The module is used mostly for storing experimental utils and dispatcher classes for reading/writing files of different formats.

Submodules Description#

  • text - directory for storing all text file format dispatcher classes

    • format/feature specific dispatchers: csv_glob_dispatcher.py, custom_text_dispatcher.py.

  • sql - directory for storing SQL dispatcher class

    • format/feature specific dispatchers: sql_dispatcher.py

  • pickle - directory for storing Pickle dispatcher class

    • format/feature specific dispatchers: pickle_dispatcher.py

Public API#

Experimental IO functions implementations.

class modin.experimental.core.io.ExperimentalCSVGlobDispatcher#

Class contains utils for reading multiple .csv files simultaneously.

classmethod file_exists(file_path: str, storage_options=None) bool#

Check if the file_path is valid.

Parameters
  • file_path (str) – String representing a path.

  • storage_options (dict, optional) – Keyword from read_* functions.

Returns

True if the path is valid.

Return type

bool

classmethod get_path(file_path: str) list#

Return the path of the file(s).

Parameters

file_path (str) – String representing a path.

Returns

List of strings of absolute file paths.

Return type

list

classmethod partitioned_file(files, fnames: List[str], num_partitions: int = None, nrows: int = None, skiprows: int = None, skip_header: int = None, quotechar: bytes = b'"', is_quoting: bool = True) List[List[Tuple[str, int, int]]]#

Compute chunk sizes in bytes for every partition.

Parameters
  • files (file or list of files) – File(s) to be partitioned.

  • fnames (str or list of str) – File name(s) to be partitioned.

  • num_partitions (int, optional) – For what number of partitions split a file. If not specified grabs the value from modin.config.NPartitions.get().

  • nrows (int, optional) – Number of rows of file to read.

  • skiprows (int, optional) – Specifies rows to skip.

  • skip_header (int, optional) – Specifies header rows to skip.

  • quotechar (bytes, default: b'"') – Indicate quote in a file.

  • is_quoting (bool, default: True) – Whether or not to consider quotes.

Returns

List, where each element of the list is a list of tuples. The inner lists of tuples contains the data file name of the chunk, chunk start offset, and chunk end offsets for its corresponding file.

Return type

list

Notes

The logic gets really complicated if we try to use the TextFileDispatcher.partitioned_file.

class modin.experimental.core.io.ExperimentalCustomTextDispatcher#

Class handles utils for reading custom text files.

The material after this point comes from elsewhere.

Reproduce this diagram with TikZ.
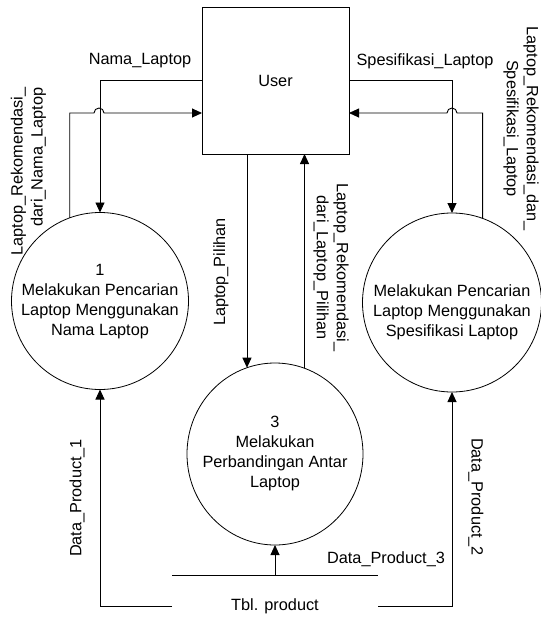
\documentclass[tikz,border=0pt]{standalone}
\usepackage{fontspec}
\setmainfont{Liberation Sans}
\usetikzlibrary{arrows.meta,shapes.geometric}
\begin{document}
\begin{tikzpicture}[x=1pt,y=-1pt,
  every node/.style={font=\fontsize{16.3}{20}\selectfont, inner sep=0pt, outer sep=0pt},
  ln/.style={line width=0.9pt},
  arr/.style={line width=0.9pt, -{Triangle[length=10pt,width=9pt]}},
  proc/.style={draw, circle, line width=0.8pt, minimum size=177pt},
  txt/.style={align=center}]
\useasboundingbox (0,0) rectangle (541,627);
% entity
\node[draw, line width=0.9pt, minimum width=147pt, minimum height=147pt] (user) at (275.5,80.5) {User};
% processes
\node[proc] (p1) at (100,301) {};
\node[txt] (p1t) at (100,301.7) {1\\Melakukan Pencarian\\Laptop Menggunakan\\Nama Laptop};
\node[proc, minimum size=179pt] (p2) at (452,302.5) {};
\node[txt] (p2t) at (452,312.3) {Melakukan Pencarian\\Laptop Menggunakan\\Spesifikasi Laptop};
\node[draw, ellipse, line width=0.8pt, minimum width=176pt, minimum height=182pt] (p3) at (275,454) {};
\node[txt] (p3t) at (275,453.5) {3\\Melakukan\\Perbandingan Antar\\Laptop};
% data store
\node[minimum width=206pt, minimum height=61pt] (store) at (275,606) {Tbl. product};
\draw[ln] (store.north west) -- (store.north east);
% flows
\draw[arr] (user.west) -| (p1.north);
\coordinate (j1) at (94,113);
\draw[arr] (p1.110.5) |- (j1) arc[start angle=180, end angle=0, radius=5pt] -- (user.west |- j1);
\draw[arr] (user.east) -| (p2.north);
\coordinate (j2) at (457,113);
\draw[arr] (p2.70.2) |- (j2) arc[start angle=0, end angle=180, radius=5pt] -- (user.east |- j2);
\draw[arr] (user.south -| p3.108.6) -- (p3.108.6);
\draw[arr] (p3.71.4) -- (user.south -| p3.71.4);
\draw[arr] (store.north) -- (p3.south);
\draw[arr] (store.west) -| (p1.south);
\draw[arr] (store.east) -| (p2.south);
% labels
\node[txt] (l1) at (140,61) {Nama\_Laptop};
\node[txt] (l2) at (425,61) {Spesifikasi\_Laptop};
\node[rotate=90, align=right] (l3) at (28.5,171.5) {Laptop\_Rekomendasi\_\\dari\_Nama\_Laptop};
\node[rotate=-90, txt] (l4) at (521,128.5) {Laptop\_Rekomendasi\_dan\_\\Spesifikasi\_Laptop};
\node[rotate=90, txt] (l5) at (221,272) {Laptop\_Pilihan};
\node[rotate=-90, txt] (l6) at (331,267.5) {Laptop\_Rekomendasi\_\\dari\_Laptop\_Pilihan};
\node[rotate=90, txt] (l7) at (77,498) {Data\_Product\_1};
\node[rotate=-90, txt] (l8) at (476,497) {Data\_Product\_2};
\node[txt] (l9) at (386,559) {Data\_Product\_3};
\end{tikzpicture}
\end{document}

class modin.experimental.core.io.ExperimentalPickleDispatcher#

Class handles utils for reading pickle files.

classmethod write(qc, **kwargs)#

When * is in the filename, all partitions are written to their own separate file.

The filenames is determined as follows: - if * is in the filename, then it will be replaced by the ascending sequence 0, 1, 2, … - if * is not in the filename, then the default implementation will be used.

Example: 4 partitions and input filename=”partition*.pkl.gz”, then filenames will be: partition0.pkl.gz, partition1.pkl.gz, partition2.pkl.gz, partition3.pkl.gz.

Parameters
  • qc (BaseQueryCompiler) – The query compiler of the Modin dataframe that we want to run to_pickle_distributed on.

  • **kwargs (dict) – Parameters for pandas.to_pickle(**kwargs).

class modin.experimental.core.io.ExperimentalSQLDispatcher#

Class handles experimental utils for reading SQL queries or database tables.

classmethod preprocess_func()#

Prepare a function for transmission to remote workers.